▶ **YOUR INSTRUCTIONS**: Retype the records below from their first line through the line holding "Chart.register(...registerables);", including both ends and no pictures.

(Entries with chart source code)

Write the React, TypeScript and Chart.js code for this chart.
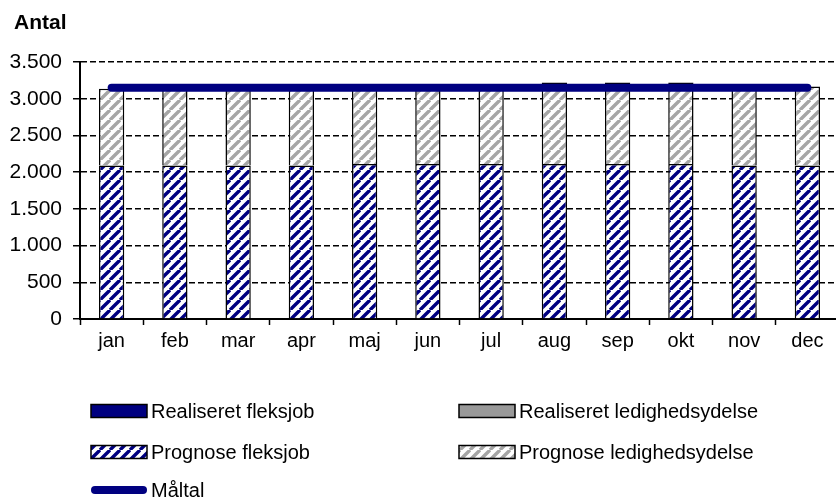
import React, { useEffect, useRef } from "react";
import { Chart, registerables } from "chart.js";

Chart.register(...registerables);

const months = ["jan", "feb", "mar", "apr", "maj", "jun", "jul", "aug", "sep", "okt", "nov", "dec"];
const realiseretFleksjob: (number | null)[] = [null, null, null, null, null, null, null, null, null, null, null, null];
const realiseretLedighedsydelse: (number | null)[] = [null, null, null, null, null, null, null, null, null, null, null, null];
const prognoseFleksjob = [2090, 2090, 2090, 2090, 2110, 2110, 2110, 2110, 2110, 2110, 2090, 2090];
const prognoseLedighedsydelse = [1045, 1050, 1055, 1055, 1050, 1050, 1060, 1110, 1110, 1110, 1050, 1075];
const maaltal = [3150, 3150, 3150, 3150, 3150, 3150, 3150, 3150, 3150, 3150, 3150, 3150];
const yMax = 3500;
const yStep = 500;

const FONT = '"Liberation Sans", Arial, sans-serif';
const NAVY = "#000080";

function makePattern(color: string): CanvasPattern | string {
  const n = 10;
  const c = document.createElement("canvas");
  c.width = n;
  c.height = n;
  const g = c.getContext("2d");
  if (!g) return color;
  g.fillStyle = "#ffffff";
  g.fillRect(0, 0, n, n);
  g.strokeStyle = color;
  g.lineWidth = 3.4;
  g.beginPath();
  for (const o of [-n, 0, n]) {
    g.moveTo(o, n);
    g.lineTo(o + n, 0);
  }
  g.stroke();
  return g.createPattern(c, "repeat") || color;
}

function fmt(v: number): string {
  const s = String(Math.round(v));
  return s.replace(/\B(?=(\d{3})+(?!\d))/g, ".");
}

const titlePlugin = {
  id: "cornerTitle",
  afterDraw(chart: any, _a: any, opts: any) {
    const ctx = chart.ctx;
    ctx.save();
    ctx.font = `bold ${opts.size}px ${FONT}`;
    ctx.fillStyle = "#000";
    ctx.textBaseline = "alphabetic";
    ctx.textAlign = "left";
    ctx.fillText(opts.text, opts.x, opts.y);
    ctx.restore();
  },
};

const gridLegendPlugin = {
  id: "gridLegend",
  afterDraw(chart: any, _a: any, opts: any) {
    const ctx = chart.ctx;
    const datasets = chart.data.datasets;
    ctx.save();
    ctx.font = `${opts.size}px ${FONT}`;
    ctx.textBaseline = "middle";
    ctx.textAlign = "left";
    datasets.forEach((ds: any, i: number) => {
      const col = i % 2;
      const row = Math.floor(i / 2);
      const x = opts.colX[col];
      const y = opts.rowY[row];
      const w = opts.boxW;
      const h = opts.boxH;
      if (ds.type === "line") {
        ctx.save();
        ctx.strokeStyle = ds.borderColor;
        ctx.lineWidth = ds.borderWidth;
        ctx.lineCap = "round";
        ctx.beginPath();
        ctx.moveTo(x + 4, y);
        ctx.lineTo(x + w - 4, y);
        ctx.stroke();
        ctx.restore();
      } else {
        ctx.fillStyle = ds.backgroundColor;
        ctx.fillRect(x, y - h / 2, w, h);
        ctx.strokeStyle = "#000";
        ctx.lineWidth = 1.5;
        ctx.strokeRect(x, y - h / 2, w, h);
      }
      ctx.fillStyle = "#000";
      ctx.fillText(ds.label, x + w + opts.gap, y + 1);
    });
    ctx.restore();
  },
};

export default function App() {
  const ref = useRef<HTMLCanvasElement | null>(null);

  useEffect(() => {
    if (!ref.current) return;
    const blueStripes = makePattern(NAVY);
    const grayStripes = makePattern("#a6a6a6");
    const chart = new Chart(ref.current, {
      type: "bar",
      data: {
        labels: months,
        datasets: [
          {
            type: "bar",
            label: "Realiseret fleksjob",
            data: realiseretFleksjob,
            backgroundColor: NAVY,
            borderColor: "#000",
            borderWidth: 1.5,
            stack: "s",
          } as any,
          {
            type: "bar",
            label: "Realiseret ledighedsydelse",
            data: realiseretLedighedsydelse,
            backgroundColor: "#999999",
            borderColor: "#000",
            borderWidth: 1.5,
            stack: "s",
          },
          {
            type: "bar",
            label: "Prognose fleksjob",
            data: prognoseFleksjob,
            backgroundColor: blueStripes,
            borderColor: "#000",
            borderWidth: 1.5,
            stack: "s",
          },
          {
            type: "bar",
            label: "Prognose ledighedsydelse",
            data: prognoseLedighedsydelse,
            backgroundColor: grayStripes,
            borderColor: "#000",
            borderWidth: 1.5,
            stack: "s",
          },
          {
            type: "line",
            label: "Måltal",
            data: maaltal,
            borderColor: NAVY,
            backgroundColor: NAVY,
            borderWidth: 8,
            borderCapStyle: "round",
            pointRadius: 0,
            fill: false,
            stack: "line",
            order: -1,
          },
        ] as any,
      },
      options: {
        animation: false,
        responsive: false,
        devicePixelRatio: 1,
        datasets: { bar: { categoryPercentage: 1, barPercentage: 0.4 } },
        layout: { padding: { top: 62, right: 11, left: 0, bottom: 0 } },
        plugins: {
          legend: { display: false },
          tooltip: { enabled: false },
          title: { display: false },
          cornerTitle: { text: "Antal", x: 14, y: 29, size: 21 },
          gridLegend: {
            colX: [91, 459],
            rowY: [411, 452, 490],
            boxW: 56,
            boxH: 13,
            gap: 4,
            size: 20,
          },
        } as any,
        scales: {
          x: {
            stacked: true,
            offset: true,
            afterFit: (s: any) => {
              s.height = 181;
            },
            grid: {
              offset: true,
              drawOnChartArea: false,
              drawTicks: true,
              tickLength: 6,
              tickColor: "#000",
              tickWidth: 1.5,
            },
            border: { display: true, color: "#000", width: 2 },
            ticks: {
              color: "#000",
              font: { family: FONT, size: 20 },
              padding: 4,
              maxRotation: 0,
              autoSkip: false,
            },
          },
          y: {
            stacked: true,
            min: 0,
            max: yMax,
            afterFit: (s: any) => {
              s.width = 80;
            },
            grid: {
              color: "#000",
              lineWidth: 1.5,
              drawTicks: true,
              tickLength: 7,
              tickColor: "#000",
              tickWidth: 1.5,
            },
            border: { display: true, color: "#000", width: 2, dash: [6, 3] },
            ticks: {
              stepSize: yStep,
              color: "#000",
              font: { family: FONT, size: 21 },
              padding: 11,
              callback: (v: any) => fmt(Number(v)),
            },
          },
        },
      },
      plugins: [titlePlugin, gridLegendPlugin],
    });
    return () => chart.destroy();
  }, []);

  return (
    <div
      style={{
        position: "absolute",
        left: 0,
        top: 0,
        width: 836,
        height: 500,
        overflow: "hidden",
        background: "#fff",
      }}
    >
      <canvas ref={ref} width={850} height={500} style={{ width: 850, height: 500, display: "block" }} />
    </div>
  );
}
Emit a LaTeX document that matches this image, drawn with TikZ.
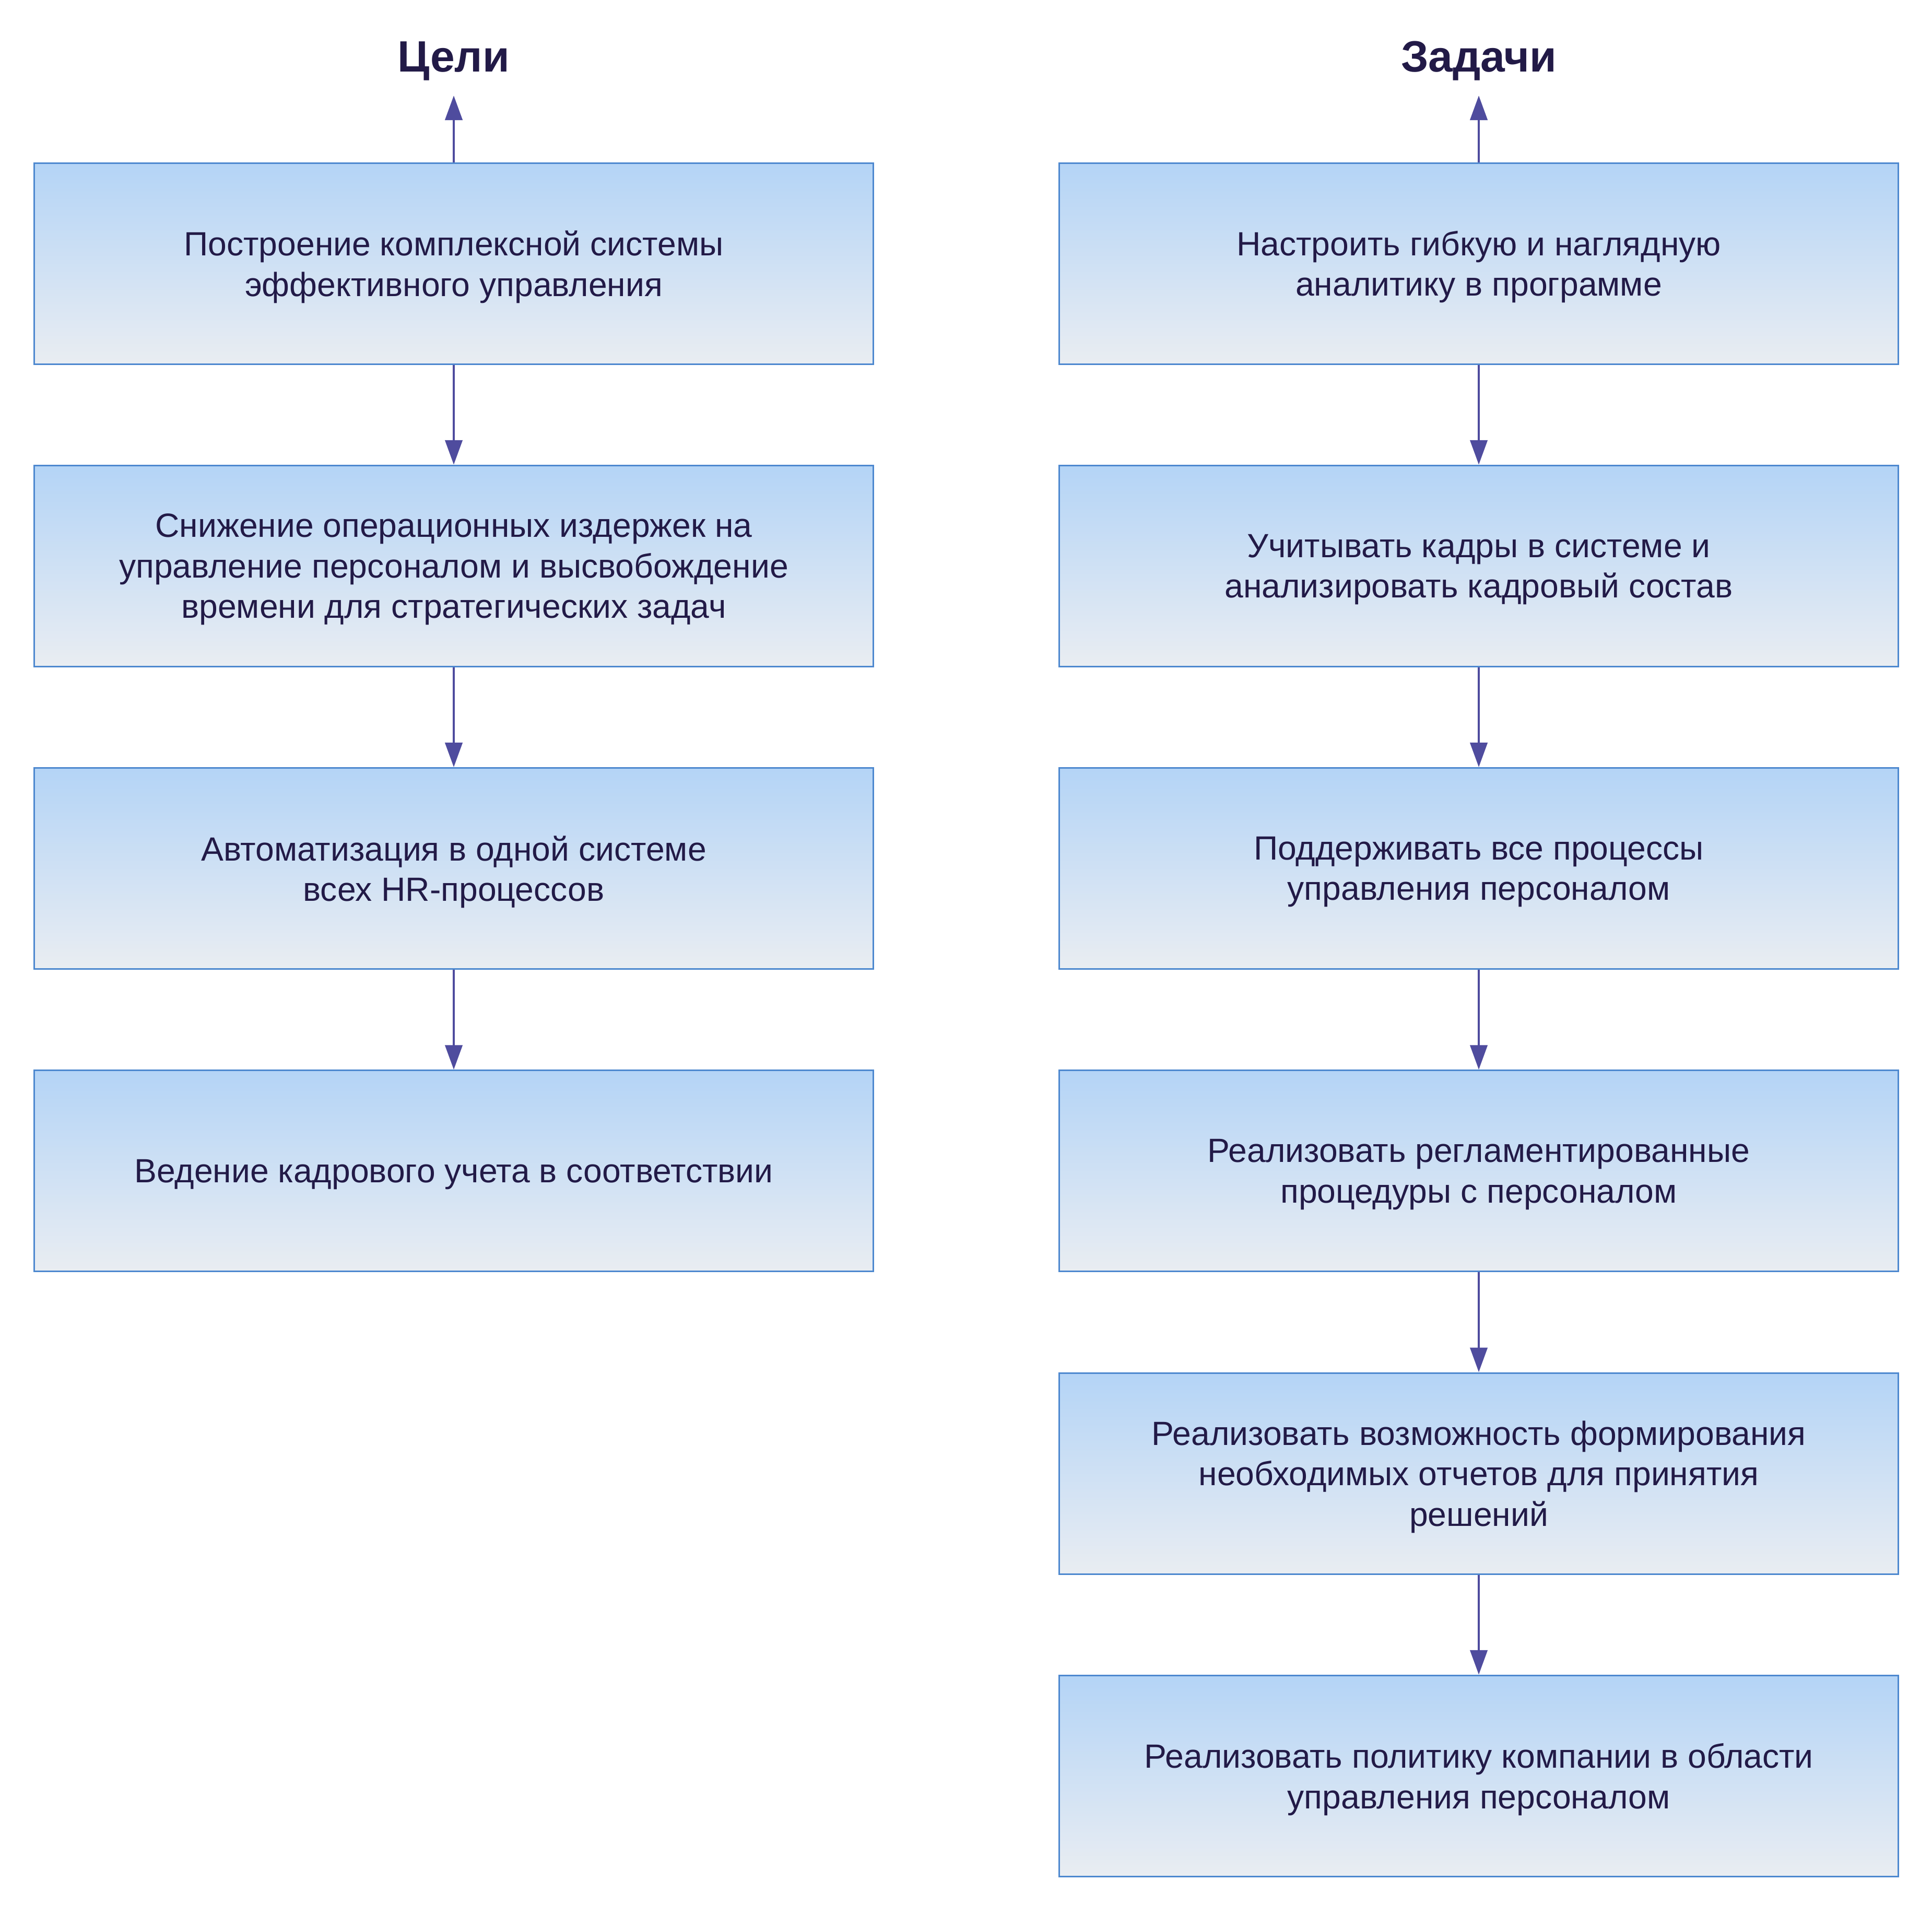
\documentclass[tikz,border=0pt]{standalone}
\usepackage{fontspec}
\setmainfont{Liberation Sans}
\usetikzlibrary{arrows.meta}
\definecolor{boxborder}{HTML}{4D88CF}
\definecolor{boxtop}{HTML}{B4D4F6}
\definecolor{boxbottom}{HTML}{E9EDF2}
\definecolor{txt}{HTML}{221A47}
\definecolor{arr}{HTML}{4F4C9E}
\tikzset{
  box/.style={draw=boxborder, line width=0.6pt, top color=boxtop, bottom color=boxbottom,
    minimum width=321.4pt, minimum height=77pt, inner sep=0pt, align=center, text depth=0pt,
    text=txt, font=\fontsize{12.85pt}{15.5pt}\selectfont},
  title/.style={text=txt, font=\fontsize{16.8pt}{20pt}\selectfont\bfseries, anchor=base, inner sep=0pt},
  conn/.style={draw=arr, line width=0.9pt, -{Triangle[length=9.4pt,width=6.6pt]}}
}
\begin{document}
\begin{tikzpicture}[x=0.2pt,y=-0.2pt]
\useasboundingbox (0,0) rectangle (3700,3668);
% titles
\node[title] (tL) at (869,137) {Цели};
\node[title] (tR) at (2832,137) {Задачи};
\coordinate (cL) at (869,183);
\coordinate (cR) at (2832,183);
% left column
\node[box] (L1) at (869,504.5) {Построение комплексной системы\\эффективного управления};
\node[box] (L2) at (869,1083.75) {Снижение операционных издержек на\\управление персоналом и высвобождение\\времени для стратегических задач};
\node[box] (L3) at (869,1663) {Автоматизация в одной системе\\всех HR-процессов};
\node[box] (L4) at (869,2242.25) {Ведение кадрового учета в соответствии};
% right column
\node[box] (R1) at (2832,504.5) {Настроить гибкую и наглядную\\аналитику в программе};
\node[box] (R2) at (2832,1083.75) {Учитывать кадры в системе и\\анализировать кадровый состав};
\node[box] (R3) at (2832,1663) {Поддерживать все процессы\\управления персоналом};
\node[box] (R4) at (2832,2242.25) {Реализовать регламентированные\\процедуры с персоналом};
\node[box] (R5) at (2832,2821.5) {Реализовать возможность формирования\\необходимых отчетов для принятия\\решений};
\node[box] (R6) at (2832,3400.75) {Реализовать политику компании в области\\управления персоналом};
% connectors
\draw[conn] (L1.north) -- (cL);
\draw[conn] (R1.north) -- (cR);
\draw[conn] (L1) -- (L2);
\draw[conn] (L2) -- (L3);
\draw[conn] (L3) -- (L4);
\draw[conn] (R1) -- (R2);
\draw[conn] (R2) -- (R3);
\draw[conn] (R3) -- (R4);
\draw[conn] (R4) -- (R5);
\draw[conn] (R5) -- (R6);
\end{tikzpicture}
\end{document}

▶ **CORRECT OUTPUT**:
Write the React, TypeScript and Chart.js code for this chart.
import React, { useEffect, useRef } from "react";
import { Chart, registerables } from "chart.js";

Chart.register(...registerables);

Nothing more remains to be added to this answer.